The Idiot
The Idiot – Raphaela Simon
March 3rd to May 10th , 2025
In The Idiot, Raphaela Simon creates a pictorial space where the everyday becomes an enigma and the recognizable dissolves into abstraction. Her figures, objects, and scenes seem to hover in an uncertain threshold, evoking a sense of estrangement that unsettles the viewer. This ambiguity manifests both in her forms and in the very title of the exhibition, which references Fiódor Dostoyevsky’s The Idiot, a novel that questions the notions of innocence, lucidity, and madness in a world dominated by cynicism and cruelty.
In the novel, Prince Myshkin, the “idiot,” is a character whose purity and compassion clash with the brutality of the society around him. His apparent naïveté is not mere ignorance but rather a radically different form of perception, one that challenges power structures and the established order. In this sense, the “idiot” is not just a fool but also a visionary ; someone who sees beyond social conventions and accesses a reality that others cannot, or refuse to, acknowledge.

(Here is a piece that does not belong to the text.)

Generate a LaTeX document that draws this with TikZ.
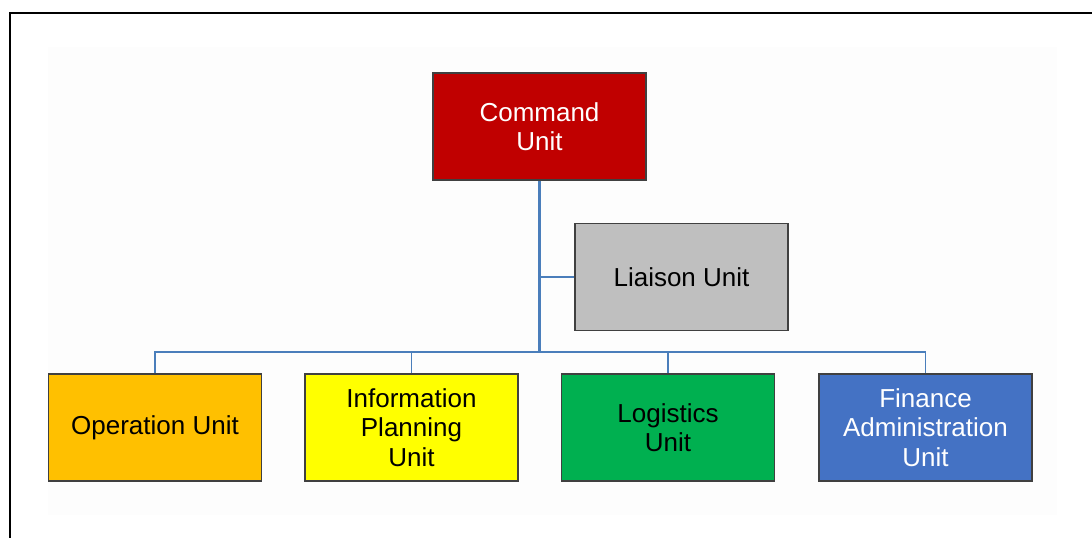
\documentclass[tikz,border=0pt]{standalone}
\usepackage{fontspec}
\setmainfont{Liberation Sans}
\usetikzlibrary{positioning}
\definecolor{CmdRed}{HTML}{C00000}
\definecolor{LiaisonGray}{HTML}{BFBFBF}
\definecolor{OpsAmber}{HTML}{FFC000}
\definecolor{InfoYellow}{HTML}{FFFF00}
\definecolor{LogiGreen}{HTML}{00B050}
\definecolor{FinBlue}{HTML}{4472C4}
\definecolor{LinkBlue}{HTML}{4A7EBB}
\definecolor{PaperGray}{HTML}{FDFDFD}

\tikzset{
  unit/.style={draw=black!75, line width=1.1pt, minimum width=159.75pt,
    minimum height=80.25pt, align=center, font=\fontsize{19.5}{22}\selectfont,
    inner sep=2pt},
  link/.style={draw=LinkBlue, line width=1.1pt},
  trunk/.style={draw=LinkBlue, line width=1.6pt}
}

\begin{document}
\begin{tikzpicture}[x=0.75pt, y=-0.75pt]
  \useasboundingbox (0,0) rectangle (1092,538);

  % Frame and paper
  \draw[line width=2pt] (10,538) -- (10,13) -- (1092,13);
  \fill[PaperGray] (48,47) rectangle (1057,515);

  % Top of the chart
  \node[unit, fill=CmdRed, text=white] (cmd) at (539.5,126.5) {Command\\Unit};
  \node[unit, fill=LiaisonGray] (liaison) at (681.5,277) {Liaison Unit};

  % Bottom row
  \node[unit, fill=OpsAmber] (ops) at (155,427.5) {Operation Unit};
  \node[unit, fill=InfoYellow] (info) at (411.5,427.5)
    {Information\\Planning\\Unit};
  \node[unit, fill=LogiGreen] (logi) at (668,427.5) {Logistics\\Unit};
  \node[unit, fill=FinBlue, text=white] (fin) at (925.5,427.5)
    {Finance\\Administration\\Unit};

  % Connectors
  \coordinate (bus) at (cmd.south |- 0,352);
  \draw[trunk] (cmd.south) -- (bus);
  \draw[link] (liaison.west) -- (liaison.west -| cmd.south);
  \draw[link] (ops.north) |- (bus);
  \draw[link] (info.north) |- (bus);
  \draw[link] (logi.north) |- (bus);
  \draw[link] (fin.north) |- (bus);
\end{tikzpicture}
\end{document}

In Raphaela Simon’s work, this idea translates into images that oscillate between the obvious and the enigmatic. Her paintings present figures with vacant expressions and hollow gazes, faces that resemble masks, and bodies that suggest both vulnerability and resilience. These figures recall Dostoyevsky’s characters—beings caught in a state of emotional and existential tension, where the boundary between the human and the spectral becomes blurred. In her recent pictorial explorations, Simon has worked with heads and faces that function as veils, simultaneously concealing and revealing. Here, the face becomes a metaphor for the fragility of identity and the internal struggle between what is displayed and what remains hidden.
Objects in her paintings are not mere decorative elements; much like in The Idiot, where every object and gesture carries deep symbolic weight, in "The Idiot", objects seem imbued with an unsettling presence. The materiality of her paintings, with their accumulated layers and use of stitched textiles, reinforces this sense of the hidden and the repressed—of something that is partially revealed but never fully disclosed.

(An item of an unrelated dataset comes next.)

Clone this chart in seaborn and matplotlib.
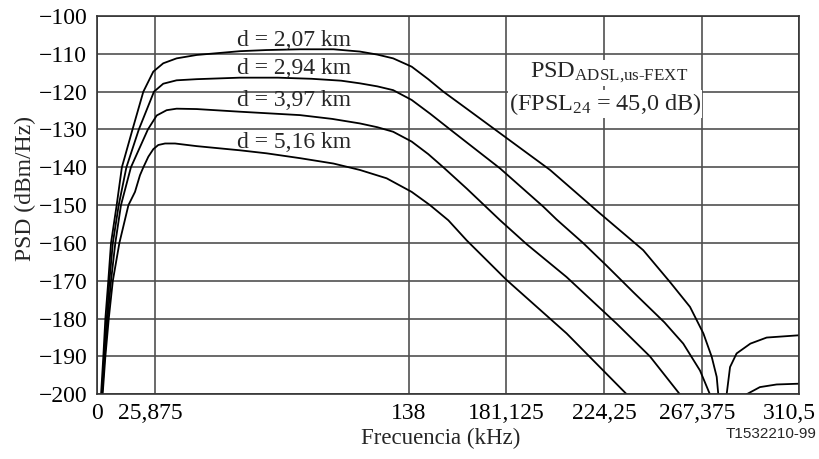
import pandas as pd
import matplotlib
matplotlib.use('Agg')
import matplotlib.pyplot as plt
import matplotlib.transforms as mtransforms
import seaborn as sns
import numpy as np

# ============================================================
# Data (frequency in kHz, PSD in dBm/Hz)
# ============================================================
f_207 = [1.8, 2.8, 3.7, 5.0, 6.2, 8.7, 11.0, 15.7, 20.5, 24.9, 29.3, 35.2, 44.1, 63.2,
         75, 90, 104.6, 116.3, 124, 131, 139.2, 146.5, 153.2, 163.5, 178.3, 200.4,
         222.5, 241.6, 253.4, 262.3, 268.2, 271.9, 274.1, 274.8]
psd_207 = [-200, -190, -180, -170, -160, -150, -140, -130, -120, -114.7, -112.5, -111.2,
           -110.3, -109.3, -109.0, -108.8, -108.8, -109.4, -110.2, -111.2, -113.4, -116.7,
           -120, -124.5, -131, -140.7, -152.2, -161.9, -170.3, -176.9, -183.9, -190.1,
           -195.4, -200]
f_207_lobe = [278.5, 280, 282.9, 289, 296.2, 310.5]
psd_207_lobe = [-200, -192.8, -189.2, -186.6, -185, -184.4]

f_294 = [2.2, 3.1, 4.3, 5.5, 7.0, 9.6, 13.0, 18.5, 25.2, 29.3, 35.2, 44.1, 63.2, 80, 95,
         108, 116.3, 124, 131, 139.2, 147.5, 156.2, 178.3, 197.4, 203.3, 215, 225.4,
         237.2, 251, 259.3, 266.7, 271.1]
psd_294 = [-200, -190, -180, -170, -160, -150, -140, -130, -120, -117.9, -117, -116.7,
           -116.3, -116.3, -116.6, -117.1, -117.8, -118.6, -119.6, -122.2, -125.9, -130,
           -140.3, -150.4, -153.8, -160, -166, -173, -181, -186.6, -193.7, -200]
f_294_lobe = [287.3, 293.2, 300.6, 310.5]
psd_294_lobe = [-200, -198.1, -197.4, -197.2]

f_397 = [2.2, 3.4, 4.7, 6.2, 8.1, 10.6, 15.0, 22.5, 26.4, 30.8, 35.2, 44.1, 63.2, 89.8,
         104, 116.3, 124, 131, 139.2, 146.5, 153.2, 163.5, 178.3, 190, 207.7, 229.8,
         244.6, 257.8]
psd_397 = [-200, -190, -180, -170, -160, -150, -140, -130, -126.3, -124.9, -124.5, -124.6,
           -125.3, -126.2, -127.2, -128.4, -129.4, -130.6, -133.2, -136.5, -140, -145.6,
           -154, -160.3, -169, -181.3, -190, -200]

f_516 = [2.5, 3.7, 5.2, 7.0, 9.9, 13.9, 16.8, 19.0, 20.5, 22.7, 24.9, 27.1, 30.1, 34.5,
         44.1, 63.2, 75, 90, 104.6, 116.3, 128.1, 139.2, 147.3, 155.4, 163.5, 181.2,
         207.7, 234.3]
psd_516 = [-200, -190, -180, -170, -160, -150, -146.5, -142.1, -140, -137.2, -135.2,
           -134.1, -133.7, -133.7, -134.4, -135.5, -136.3, -137.6, -139, -140.7, -142.9,
           -146.5, -150, -154, -159.3, -169.8, -183.9, -200]

curve_labels = ['d = 2,07 km', 'd = 2,94 km', 'd = 3,97 km', 'd = 5,16 km']
label_psd = [-107.9, -115.2, -123.8, -134.8]
label_f = 61.8

x_ticks = [0, 25.875, 138, 181.125, 224.25, 267.375, 310.5]
x_tick_labels = ['0', '25,875', '138', '181,125', '224,25', '267,375', '310,5']
y_ticks = list(range(-200, -99, 10))

segments = [(f_207, psd_207), (f_207_lobe, psd_207_lobe), (f_294, psd_294),
            (f_294_lobe, psd_294_lobe), (f_397, psd_397), (f_516, psd_516)]
df = pd.concat([pd.DataFrame({'f': fx, 'psd': py, 'seg': i})
                for i, (fx, py) in enumerate(segments)], ignore_index=True)

# ============================================================
# Plot
# ============================================================
sns.set_style('white')
plt.rcParams['font.family'] = ['Liberation Serif', 'DejaVu Serif']
plt.rcParams['mathtext.fontset'] = 'custom'
plt.rcParams['mathtext.rm'] = 'Liberation Serif'
plt.rcParams['mathtext.it'] = 'Liberation Serif:italic'
plt.rcParams['mathtext.bf'] = 'Liberation Serif:bold'

fig = plt.figure(figsize=(8.2, 4.59), dpi=100)
ax = fig.add_axes([97 / 820, 1 - 394.3 / 459, 702 / 820, 378.3 / 459])

sns.lineplot(data=df, x='f', y='psd', units='seg', estimator=None, sort=False,
             color='black', linewidth=1.3, ax=ax, legend=False)

ax.set_xlim(0, 310.5)
ax.set_ylim(-200, -100)
ax.set_xticks(x_ticks)
ax.set_xticklabels(x_tick_labels)
ax.set_yticks(y_ticks)
ax.grid(True, color='#505050', linewidth=1.2)
ax.set_axisbelow(True)
for s in ax.spines.values():
    s.set_color('#333333')
    s.set_linewidth(1.2)
ax.tick_params(length=0, labelsize=17, colors='black')
ax.tick_params(axis='y', pad=7)
ax.tick_params(axis='x', pad=6)

# small shifts of some x tick labels, as in the reference
shifts = {1: -5, 5: -4.5, 6: -10}
for i, lab in enumerate(ax.get_xticklabels()):
    if i in shifts:
        lab.set_transform(lab.get_transform() +
                          mtransforms.ScaledTranslation(shifts[i] / 100, 0, fig.dpi_scale_trans))

ax.set_xlabel('Frecuencia (kHz)', fontsize=16.5)
ax.set_ylabel('PSD (dBm/Hz)', fontsize=17)
ax.xaxis.set_label_coords(0.489, -0.088)
ax.yaxis.set_label_coords(-0.087, 0.544)

for lab, yv in zip(curve_labels, label_psd):
    ax.text(label_f, yv, lab, fontsize=17, va='baseline', ha='left')

box = dict(facecolor='white', edgecolor='none', pad=0.5)
ax.text(226.3, -116.2, r'PSD$_{\text{ADSL,us-FEXT}}$', fontsize=17.5,
        ha='center', va='baseline', bbox=box)
ax.text(224.7, -124.9, r'(FPSL$_{24}$ = 45,0 dB)', fontsize=17.5,
        ha='center', va='baseline', bbox=box)

fig.text(817 / 820, 1 - 438.5 / 459, 'T1532210-99', fontsize=11, ha='right',
         va='baseline', family=['Liberation Sans', 'DejaVu Sans'])

plt.savefig('out.png', dpi=100)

Ultimately, "The Idiot" is an exploration of painting as a space of resistance to immediate interpretation. Simon invites us to inhabit uncertainty, to contemplate the possibility that, in a world obsessed with clarity and rationality, true wisdom may lie in what we do not fully understand—in what remains at the threshold of vision and thought.

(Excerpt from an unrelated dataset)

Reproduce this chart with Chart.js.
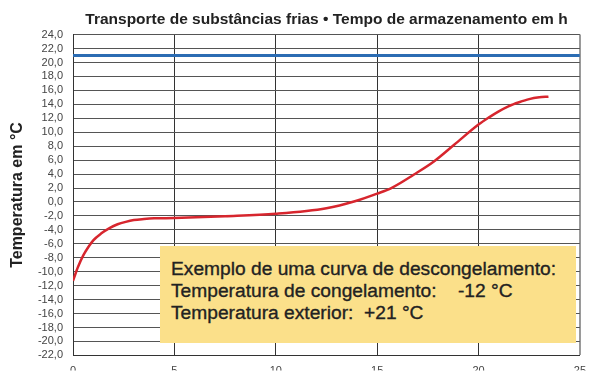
<!DOCTYPE html>
<html>
<head>
<meta charset="utf-8">
<script src="https://cdn.jsdelivr.net/npm/chart.js@4.4.0/dist/chart.umd.min.js"></script>
<style>
  html, body { margin: 0; padding: 0; background: #fff; }
  #wrap { position: relative; width: 595px; height: 372px; overflow: hidden; }
  #nota {
    position: absolute; left: 160px; top: 246px; width: 416px; height: 97px;
    box-sizing: border-box; padding: 12px 0 0 11px;
    background: #fbe08a; color: #222;
    font-family: 'Liberation Sans', Arial, sans-serif; font-size: 19.2px; line-height: 22px;
    white-space: pre; -webkit-text-stroke: 0.35px #222;
  }
</style>
</head>
<body>
<div id="wrap">
  <canvas id="grafico" width="595" height="372"></canvas>
  <div id="nota">Exemplo de uma curva de descongelamento:
Temperatura de congelamento:    -12 °C
Temperatura exterior:  +21 °C</div>
</div>
<script>
// curva de descongelamento (h, °C)
const horas = [0, 0.25, 0.5, 0.75, 1.0, 1.4, 1.8, 2.2, 2.6, 3.0, 3.5, 4, 5, 7.5, 10, 12.5, 13.9, 15, 15.7, 16.8, 17.8, 18.8, 20, 20.5, 21, 21.5, 22, 22.5, 23, 23.45];
const temperaturas = [-11.3, -9.3, -7.7, -6.5, -5.5, -4.5, -3.75, -3.2, -2.85, -2.6, -2.45, -2.35, -2.3, -2.05, -1.7, -0.9, 0.1, 1.2, 2.0, 3.9, 5.8, 8.2, 11.1, 12.1, 13.0, 13.75, 14.3, 14.75, 15.0, 15.1];

// temperatura exterior constante
const horasExterior = [0, 25];
const tempExterior = [21, 21];

const eixoX = { min: 0, max: 25, passo: 5 };
const eixoY = { min: -22, max: 24, passo: 2 };

const fonte = "'Liberation Sans', Arial, sans-serif";

const pares = (xs, ys) => xs.map((x, i) => ({ x: x, y: ys[i] }));

new Chart(document.getElementById('grafico'), {
  type: 'line',
  data: {
    datasets: [{
      data: pares(horas, temperaturas),
      borderColor: '#d7262e',
      borderWidth: 2.5,
      pointRadius: 0,
      cubicInterpolationMode: 'monotone'
    }, {
      data: pares(horasExterior, tempExterior),
      borderColor: '#2b6cb3',
      borderWidth: 3,
      pointRadius: 0
    }]
  },
  options: {
    responsive: false,
    animation: false,
    layout: { padding: { left: 0, right: 7, top: 0, bottom: 0 } },
    plugins: {
      legend: { display: false },
      tooltip: { enabled: false },
      title: {
        display: true,
        fullSize: false,
        text: 'Transporte de substâncias frias • Tempo de armazenamento em h',
        color: '#222',
        font: { family: fonte, size: 15.5, weight: 'bold' },
        padding: { top: 10, bottom: 6 }
      }
    },
    scales: {
      x: {
        type: 'linear',
        min: eixoX.min,
        max: eixoX.max,
        afterFit: (s) => { s.height = 15; },
        ticks: { stepSize: eixoX.passo, color: '#444', font: { family: fonte, size: 11 }, padding: 9 },
        grid: {
          drawTicks: false,
          color: (c) => c.tick && c.tick.value === 25 ? '#9a9a9a' : '#333',
          lineWidth: (c) => c.tick && c.tick.value === 25 ? 2 : 1
        },
        border: { color: '#333' }
      },
      y: {
        min: eixoY.min,
        max: eixoY.max,
        afterFit: (s) => { s.width = 73; },
        ticks: {
          stepSize: eixoY.passo,
          autoSkip: false,
          color: '#444',
          font: { family: fonte, size: 11 },
          padding: 10,
          callback: (v) => v.toFixed(1).replace('.', ',')
        },
        grid: { drawTicks: false, color: '#555' },
        border: { color: '#333' },
        title: {
          display: true,
          text: 'Temperatura em °C',
          color: '#222',
          font: { family: fonte, size: 16, weight: 'bold' },
          padding: { top: 8, bottom: 0 }
        }
      }
    }
  }
});
</script>
</body>
</html>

Raphaela Simon (b. 1986, Villingen)
Is known for her paintings of simple, non-distinct forms set against monochromatic backdrops. To make these, the artist works in several stages, overpainting and modifying elements in a slow, continuous process. Simon generates forms of palimpsest, with colours shining through the different layers, adding nuances to the compositions. Often evoking portraits, Simon’s works are titled after ordinary objects and motifs, thereby suggesting a latent figurative potential; through this action, the artist plays with the desire of the viewer to imbue abstract forms with meaning. Since 2018, Simon has also been creating elaborate objects and figures in fabric which, carefully staged, develop their own narration and a dialogue with the works on canvas.